Big data and big money start to turn the tide in dementia research
Dementia Technology and major new initiatives are forging fresh paths for dementia research. What’s new and when can we expect it?
The human brain is the one of the most complex systems in the world and so tackling the diseases that cause dementia is a huge challenge. Historically, dementia research has suffered from lack of awareness and investment, with 99 per cent of clinical trials into Alzheimer’s failing over the past decade. Despite this, dementia research is at a turning point, says Dr Matthew Norton, Director of Policy and Strategy at Alzheimer’s Research UK. “We’re still not as good at knowing how the brain works as we’d like to be,” says Norton. “but the tide is definitely starting to turn.”
Technological advances, rising person-power and a new collaborative investment drives are all playing a role.
Technology is crucial
“Big data is being used really effectively in the commercial arena,” points out Norton.
"The NHS is probably the only system in the world with lifelong data, so how do we make best use of that?”
People, he suggests, have huge power to advance research by contributing their own data for research purposes.
In terms of building up a baseline picture of how dementia progresses, “technology is crucial”. Over two million people have played Alzheimer’s Research UK’s mobile app Sea Hero Quest, which uses gaming to collect data on users’ spatial awareness and navigational skills.

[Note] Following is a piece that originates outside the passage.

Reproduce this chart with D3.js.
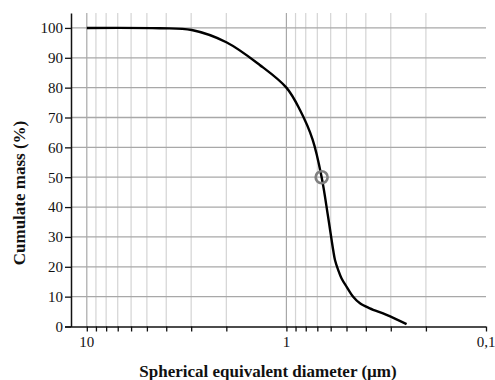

“The app is helping researchers build a picture of what’s normal,” explains Norton. “That information will help them understand how this process goes wrong in Alzheimer’s and potentially how to spot changes early. The big data space is very exciting.”
The charity’s Insight 46 project is also taking advantage of decades of health data. This state-of-the-art UCL brain imaging study tracks 500 people who have already contributed regular health and lifestyle information as part of the life-long research project
“This study is helping researchers build a picture of some of the earliest brain changes in those in their late sixties and what could be driving them.” This knowledge, Norton says, is crucial for addressing the biggest unknowns in dementia research and informing the growing search for better ways to treat the condition.
Translating knowledge into treatments
When it comes to drug discovery and delivery, investment is key.
With clinical trials costing pharmaceutical companies up to a billion pounds, it’s vital that charities, universities and government are working together to give potential new treatments the best chance of success. Government investment increased from £28 million to £66 million between 2012 and 2015, while Alzheimer’s Research UK is also contributing to major new schemes such as the Dementia Consortium, the MRC Dementia Research Institute, and the Dementia Discovery Fund. “But what we can’t forget”, says Norton, “is that people are waiting for the fruits of these labours.”
“There are currently around 12 potential new drug treatments in the final phase of testing”, says Norton. “We’re hopeful that we could see some positive results over the next couple of years.”
If so, delivery will be the next main challenge.
“We’ve been working towards this kind of advance for so long that we cannot let ourselves be surprised when it arrives. The NHS must be geared up to allow patients to access the most cutting-edge innovations from dementia research. We’re feeding into the government’s Accelerated Access Review to make sure that this happens. It might need cultural change in the NHS – better communication between neurologists, GPs, psychiatrists, care and support,” Norton says. But the barriers aren’t insurmountable, and we’re having these important conversations now.”